When two providers emit nodes for the same logical workload (k8s payment Deployment AND ECS payment-service AND Tempo trace_service payment), the topology merger uses these rules to dedupe — see mcp-server/src/topology/merge.ts:

  1. Explicit override. If a Resource carries attributes.canonicalName, that wins. Operators set this in catalog.yaml for the gold-standard mapping.
  2. Label match. A label whose key is in CANONICAL_LABEL_KEYS (app.kubernetes.io/name, app.kubernetes.io/instance, app, service, service.name, k8s-app) provides the canonical name; the merger collapses any pair of nodes whose canonical labels match. First-key-wins in the listed order.
  3. Name + kind compatibility. Last resort, with a per-kind compatibility table — deployment is mergeable with cloud_service and trace_service, but pod is NOT mergeable with function.

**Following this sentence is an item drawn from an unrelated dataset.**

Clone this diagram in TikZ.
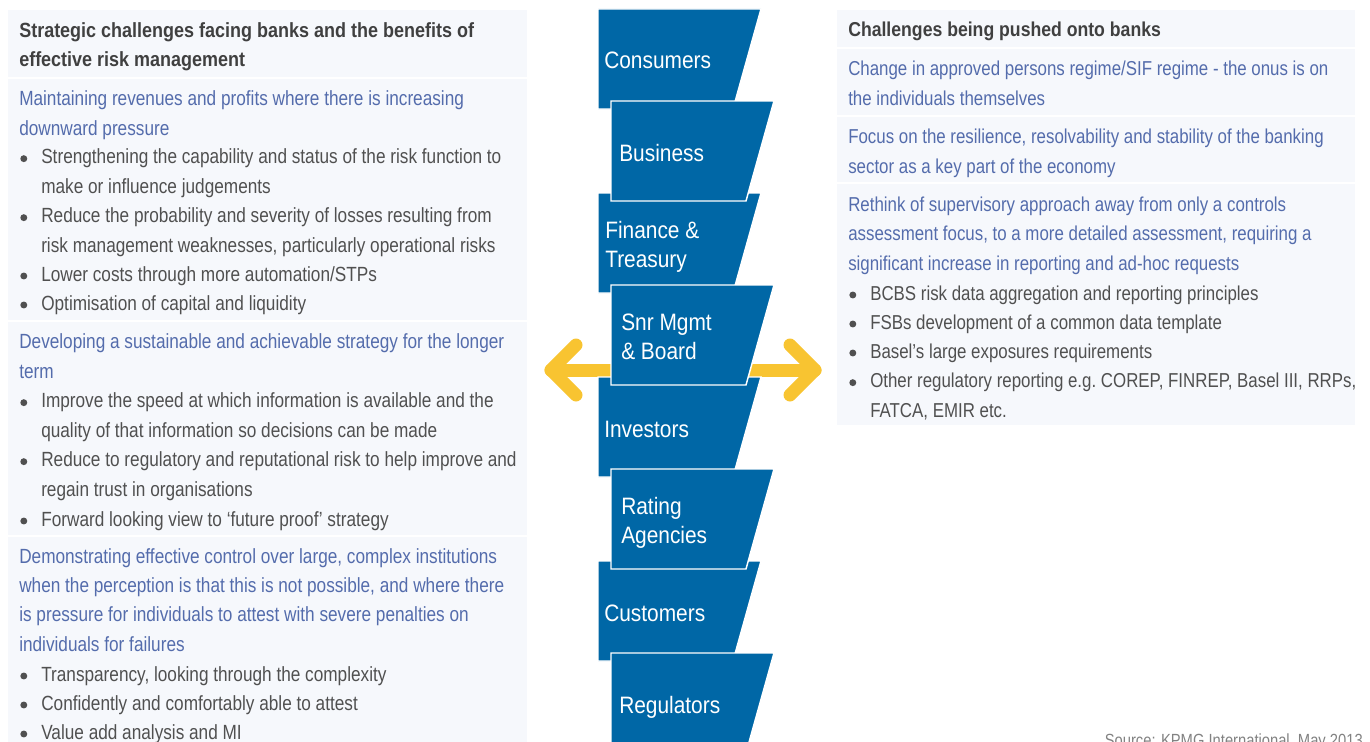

The merged node keeps the union of labels, the union of attributes (later providers win on collision), and a mergedFrom: string[] attribute listing every source that contributed.

Canonical relation values

All relations are read from → to.

relation Semantics Used by Example
RUNS_ON The from is physically hosted by the to. Co-tenancy via this relation is the basis of get_blast_radius. kubernetes pod → node, future vm → hypervisor, future container → host.
OWNED_BY The from is managed by the to. Walking OWNED_BY to its terminus yields the ownership root — the deployable thing the operator cares about. kubernetes pod → replicaset → deployment.
IN_NAMESPACE The from is scoped by the to for organisational purposes. Rendered as a background band in the UI graph rather than an edge to avoid collapse. kubernetes pod → namespace, future vm → folder, future host → aws-account.
CALLS The from issues requests to the to. Edge weight (via confidence) reflects how strong the signal is. reserved (tempo) service → service derived from trace spans.
CONTAINS The from is composed of the to. Use sparingly — OWNED_BY is usually the right tool. reserved pod → container, vm → disk.
DEPENDS_ON Declared logical dependency, not inferred from traffic. reserved Catalog or manifest-derived.

Extending the vocabulary

  1. Pick a name that fits the conventions above. Check the reserved list before inventing.
  2. Add it to KINDS or RELATIONS in mcp-server/src/connectors/topology-vocabulary.ts.
  3. Add a row in the appropriate table above with what it means, who emits it, and an example.
  4. Add a test in topology-vocabulary.test.ts if the new value has interesting semantics worth pinning.

The validator runs in every topology-emitting connector and treats anything not in KINDS / RELATIONS as a warning — so a missed step here will surface as a one-shot console.warn per offending value the next time the snapshot is rendered.

Versioning

The vocabulary follows the same release cadence as the server (mcp-server/package.json version). Adding a value is a minor bump. Renaming or removing a value is a major bump because connectors and downstream agents may have hard-coded it.